> _RECORDS SHOWN_:
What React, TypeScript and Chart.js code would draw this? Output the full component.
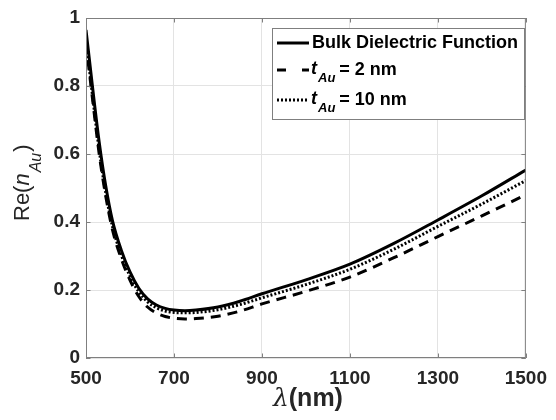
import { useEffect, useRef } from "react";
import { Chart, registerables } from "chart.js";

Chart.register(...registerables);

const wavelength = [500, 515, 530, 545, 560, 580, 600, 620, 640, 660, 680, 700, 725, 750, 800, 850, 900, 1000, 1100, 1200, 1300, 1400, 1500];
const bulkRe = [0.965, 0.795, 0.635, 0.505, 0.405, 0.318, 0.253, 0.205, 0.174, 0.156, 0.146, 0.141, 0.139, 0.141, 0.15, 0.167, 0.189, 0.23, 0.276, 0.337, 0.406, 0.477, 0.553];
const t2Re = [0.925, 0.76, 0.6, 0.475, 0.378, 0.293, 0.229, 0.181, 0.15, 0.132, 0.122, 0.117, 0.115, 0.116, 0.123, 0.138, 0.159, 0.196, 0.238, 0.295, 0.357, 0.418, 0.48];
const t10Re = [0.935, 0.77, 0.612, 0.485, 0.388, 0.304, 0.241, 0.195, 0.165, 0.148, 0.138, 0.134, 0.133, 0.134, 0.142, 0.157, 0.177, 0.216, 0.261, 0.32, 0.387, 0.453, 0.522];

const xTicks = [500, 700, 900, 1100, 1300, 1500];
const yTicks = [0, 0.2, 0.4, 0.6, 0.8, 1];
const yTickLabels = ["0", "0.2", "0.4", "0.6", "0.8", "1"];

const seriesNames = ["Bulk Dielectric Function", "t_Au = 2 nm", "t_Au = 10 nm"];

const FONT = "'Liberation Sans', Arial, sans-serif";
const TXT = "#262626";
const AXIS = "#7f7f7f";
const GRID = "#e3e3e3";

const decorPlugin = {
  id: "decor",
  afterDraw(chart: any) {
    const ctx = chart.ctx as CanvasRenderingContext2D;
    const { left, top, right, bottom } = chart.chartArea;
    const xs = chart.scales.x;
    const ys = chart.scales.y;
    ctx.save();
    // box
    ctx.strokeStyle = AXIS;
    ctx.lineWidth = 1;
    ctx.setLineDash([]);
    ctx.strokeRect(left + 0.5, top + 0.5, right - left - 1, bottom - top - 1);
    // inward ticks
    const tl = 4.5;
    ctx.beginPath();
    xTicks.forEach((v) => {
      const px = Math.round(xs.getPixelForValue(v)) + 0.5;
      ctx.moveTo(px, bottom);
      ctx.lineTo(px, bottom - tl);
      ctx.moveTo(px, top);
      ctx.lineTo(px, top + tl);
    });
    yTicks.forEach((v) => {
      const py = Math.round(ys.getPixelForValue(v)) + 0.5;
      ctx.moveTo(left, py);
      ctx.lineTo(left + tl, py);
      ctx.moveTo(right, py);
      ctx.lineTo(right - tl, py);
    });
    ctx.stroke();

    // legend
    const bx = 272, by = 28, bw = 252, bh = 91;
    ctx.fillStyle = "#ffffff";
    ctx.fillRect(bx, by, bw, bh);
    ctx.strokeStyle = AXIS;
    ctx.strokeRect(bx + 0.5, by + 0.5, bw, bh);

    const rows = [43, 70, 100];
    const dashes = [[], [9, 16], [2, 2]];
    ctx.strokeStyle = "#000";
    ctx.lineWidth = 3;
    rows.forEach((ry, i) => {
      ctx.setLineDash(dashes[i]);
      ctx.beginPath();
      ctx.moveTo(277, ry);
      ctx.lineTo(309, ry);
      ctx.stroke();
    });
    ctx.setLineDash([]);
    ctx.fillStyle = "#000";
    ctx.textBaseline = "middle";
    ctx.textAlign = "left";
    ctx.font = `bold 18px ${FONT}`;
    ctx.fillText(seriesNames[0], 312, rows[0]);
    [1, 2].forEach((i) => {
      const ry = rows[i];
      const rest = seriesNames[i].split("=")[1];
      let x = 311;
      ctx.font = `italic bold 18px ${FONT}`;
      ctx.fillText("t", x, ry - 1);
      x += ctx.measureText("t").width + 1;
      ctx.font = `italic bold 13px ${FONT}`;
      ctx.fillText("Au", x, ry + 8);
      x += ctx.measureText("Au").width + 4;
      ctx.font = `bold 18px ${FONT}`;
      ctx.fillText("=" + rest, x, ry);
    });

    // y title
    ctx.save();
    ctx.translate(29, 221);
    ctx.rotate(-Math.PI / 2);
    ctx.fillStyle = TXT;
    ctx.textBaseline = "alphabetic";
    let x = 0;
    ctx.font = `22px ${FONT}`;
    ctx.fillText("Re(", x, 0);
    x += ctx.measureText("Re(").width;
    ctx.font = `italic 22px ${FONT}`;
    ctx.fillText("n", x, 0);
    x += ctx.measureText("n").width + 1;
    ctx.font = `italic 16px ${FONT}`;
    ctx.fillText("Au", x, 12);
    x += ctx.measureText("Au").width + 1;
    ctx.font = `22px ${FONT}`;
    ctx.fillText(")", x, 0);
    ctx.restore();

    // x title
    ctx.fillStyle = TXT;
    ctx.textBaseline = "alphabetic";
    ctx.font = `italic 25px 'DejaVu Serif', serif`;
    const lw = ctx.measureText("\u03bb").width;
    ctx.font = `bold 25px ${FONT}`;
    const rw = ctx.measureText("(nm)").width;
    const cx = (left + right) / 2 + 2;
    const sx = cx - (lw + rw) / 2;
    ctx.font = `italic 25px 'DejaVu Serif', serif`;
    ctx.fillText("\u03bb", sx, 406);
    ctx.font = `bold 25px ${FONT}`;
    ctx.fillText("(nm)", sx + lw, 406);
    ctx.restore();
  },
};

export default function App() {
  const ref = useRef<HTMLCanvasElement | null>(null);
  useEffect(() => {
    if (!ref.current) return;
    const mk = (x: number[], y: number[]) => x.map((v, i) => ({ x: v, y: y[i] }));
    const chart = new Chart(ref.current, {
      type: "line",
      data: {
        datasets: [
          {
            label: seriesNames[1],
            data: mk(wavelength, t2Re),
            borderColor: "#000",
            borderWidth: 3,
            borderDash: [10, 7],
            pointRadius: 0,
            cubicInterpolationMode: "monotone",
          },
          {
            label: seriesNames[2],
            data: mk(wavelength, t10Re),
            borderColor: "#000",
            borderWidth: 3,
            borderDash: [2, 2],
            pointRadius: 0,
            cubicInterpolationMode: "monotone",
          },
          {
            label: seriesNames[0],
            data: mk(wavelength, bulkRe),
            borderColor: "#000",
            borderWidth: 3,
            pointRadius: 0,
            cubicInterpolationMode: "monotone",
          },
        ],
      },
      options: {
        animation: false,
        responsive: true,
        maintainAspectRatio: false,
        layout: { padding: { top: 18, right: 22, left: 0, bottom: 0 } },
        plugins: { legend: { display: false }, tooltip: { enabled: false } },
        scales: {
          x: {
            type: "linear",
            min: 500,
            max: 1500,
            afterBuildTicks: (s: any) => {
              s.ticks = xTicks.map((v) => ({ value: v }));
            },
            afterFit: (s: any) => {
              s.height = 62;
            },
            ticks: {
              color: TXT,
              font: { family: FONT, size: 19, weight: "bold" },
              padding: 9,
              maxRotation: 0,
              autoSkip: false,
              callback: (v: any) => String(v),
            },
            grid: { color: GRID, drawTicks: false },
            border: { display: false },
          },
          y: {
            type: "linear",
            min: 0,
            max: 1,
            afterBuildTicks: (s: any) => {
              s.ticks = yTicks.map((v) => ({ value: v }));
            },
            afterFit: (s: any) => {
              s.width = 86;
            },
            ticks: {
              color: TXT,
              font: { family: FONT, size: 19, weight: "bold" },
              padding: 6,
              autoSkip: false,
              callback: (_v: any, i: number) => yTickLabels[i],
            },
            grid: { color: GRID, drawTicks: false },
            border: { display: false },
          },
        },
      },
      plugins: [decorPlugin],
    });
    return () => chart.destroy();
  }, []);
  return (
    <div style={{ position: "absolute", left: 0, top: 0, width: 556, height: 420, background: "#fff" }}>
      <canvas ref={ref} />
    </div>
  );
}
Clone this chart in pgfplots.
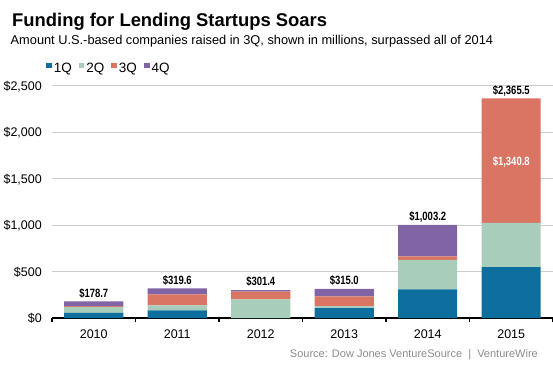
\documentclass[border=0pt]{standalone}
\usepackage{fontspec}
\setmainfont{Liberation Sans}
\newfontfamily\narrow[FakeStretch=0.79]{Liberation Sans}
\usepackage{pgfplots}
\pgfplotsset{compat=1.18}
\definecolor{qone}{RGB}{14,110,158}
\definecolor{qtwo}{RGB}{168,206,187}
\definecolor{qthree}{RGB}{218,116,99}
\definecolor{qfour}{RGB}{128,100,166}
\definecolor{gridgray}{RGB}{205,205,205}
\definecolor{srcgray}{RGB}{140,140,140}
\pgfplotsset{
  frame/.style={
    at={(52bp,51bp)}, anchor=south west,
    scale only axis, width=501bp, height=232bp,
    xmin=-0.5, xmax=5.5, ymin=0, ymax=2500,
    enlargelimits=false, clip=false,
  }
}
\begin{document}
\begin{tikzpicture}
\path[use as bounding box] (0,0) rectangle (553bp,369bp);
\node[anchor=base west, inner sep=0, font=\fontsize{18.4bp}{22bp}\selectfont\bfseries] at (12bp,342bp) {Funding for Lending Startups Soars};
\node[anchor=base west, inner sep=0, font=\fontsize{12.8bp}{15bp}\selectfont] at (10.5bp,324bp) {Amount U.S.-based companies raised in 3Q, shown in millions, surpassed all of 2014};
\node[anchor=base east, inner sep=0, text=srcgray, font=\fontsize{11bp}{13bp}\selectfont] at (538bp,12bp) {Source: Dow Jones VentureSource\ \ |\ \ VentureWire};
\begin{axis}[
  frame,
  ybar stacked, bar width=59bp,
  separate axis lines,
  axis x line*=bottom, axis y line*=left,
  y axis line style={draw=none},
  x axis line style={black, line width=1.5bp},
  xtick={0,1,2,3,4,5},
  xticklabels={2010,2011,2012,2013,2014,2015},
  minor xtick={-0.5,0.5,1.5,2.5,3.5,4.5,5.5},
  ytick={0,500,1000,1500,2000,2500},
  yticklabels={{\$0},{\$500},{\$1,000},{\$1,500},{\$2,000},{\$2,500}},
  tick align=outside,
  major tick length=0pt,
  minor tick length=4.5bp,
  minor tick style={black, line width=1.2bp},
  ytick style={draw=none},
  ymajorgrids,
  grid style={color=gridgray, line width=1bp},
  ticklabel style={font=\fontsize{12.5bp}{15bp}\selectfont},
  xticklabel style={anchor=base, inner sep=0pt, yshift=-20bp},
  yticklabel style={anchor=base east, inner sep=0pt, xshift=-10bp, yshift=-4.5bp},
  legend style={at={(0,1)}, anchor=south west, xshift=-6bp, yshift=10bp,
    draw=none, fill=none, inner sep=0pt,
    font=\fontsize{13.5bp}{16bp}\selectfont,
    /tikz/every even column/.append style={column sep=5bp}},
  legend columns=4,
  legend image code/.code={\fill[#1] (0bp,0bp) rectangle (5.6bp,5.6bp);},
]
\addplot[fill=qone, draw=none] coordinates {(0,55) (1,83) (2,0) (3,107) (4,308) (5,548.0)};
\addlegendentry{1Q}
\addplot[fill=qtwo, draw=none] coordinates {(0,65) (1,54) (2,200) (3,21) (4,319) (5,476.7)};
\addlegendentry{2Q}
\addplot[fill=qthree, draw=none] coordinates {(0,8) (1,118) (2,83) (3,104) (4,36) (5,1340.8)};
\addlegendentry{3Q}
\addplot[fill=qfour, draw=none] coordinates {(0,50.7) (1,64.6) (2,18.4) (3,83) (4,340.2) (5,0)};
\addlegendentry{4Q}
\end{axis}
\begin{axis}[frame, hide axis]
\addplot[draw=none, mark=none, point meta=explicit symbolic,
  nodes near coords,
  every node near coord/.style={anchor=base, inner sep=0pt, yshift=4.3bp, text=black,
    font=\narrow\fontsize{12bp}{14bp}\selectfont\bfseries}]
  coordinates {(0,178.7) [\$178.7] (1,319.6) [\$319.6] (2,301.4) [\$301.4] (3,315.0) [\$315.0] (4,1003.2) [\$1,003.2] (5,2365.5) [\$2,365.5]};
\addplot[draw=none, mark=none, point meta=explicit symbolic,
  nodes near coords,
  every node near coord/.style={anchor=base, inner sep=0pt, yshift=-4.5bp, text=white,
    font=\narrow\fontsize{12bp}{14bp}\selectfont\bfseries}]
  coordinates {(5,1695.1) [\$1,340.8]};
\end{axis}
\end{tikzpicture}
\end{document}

> _WHAT THE TASK ASKS_:
Each line from the top of the material through the line containing "0.387, 0.453, 0.522];" should be reproduced exactly; please drop any images.

> _FINISHED TASK_:
What React, TypeScript and Chart.js code would draw this? Output the full component.
import { useEffect, useRef } from "react";
import { Chart, registerables } from "chart.js";

Chart.register(...registerables);

const wavelength = [500, 515, 530, 545, 560, 580, 600, 620, 640, 660, 680, 700, 725, 750, 800, 850, 900, 1000, 1100, 1200, 1300, 1400, 1500];
const bulkRe = [0.965, 0.795, 0.635, 0.505, 0.405, 0.318, 0.253, 0.205, 0.174, 0.156, 0.146, 0.141, 0.139, 0.141, 0.15, 0.167, 0.189, 0.23, 0.276, 0.337, 0.406, 0.477, 0.553];
const t2Re = [0.925, 0.76, 0.6, 0.475, 0.378, 0.293, 0.229, 0.181, 0.15, 0.132, 0.122, 0.117, 0.115, 0.116, 0.123, 0.138, 0.159, 0.196, 0.238, 0.295, 0.357, 0.418, 0.48];
const t10Re = [0.935, 0.77, 0.612, 0.485, 0.388, 0.304, 0.241, 0.195, 0.165, 0.148, 0.138, 0.134, 0.133, 0.134, 0.142, 0.157, 0.177, 0.216, 0.261, 0.32, 0.387, 0.453, 0.522];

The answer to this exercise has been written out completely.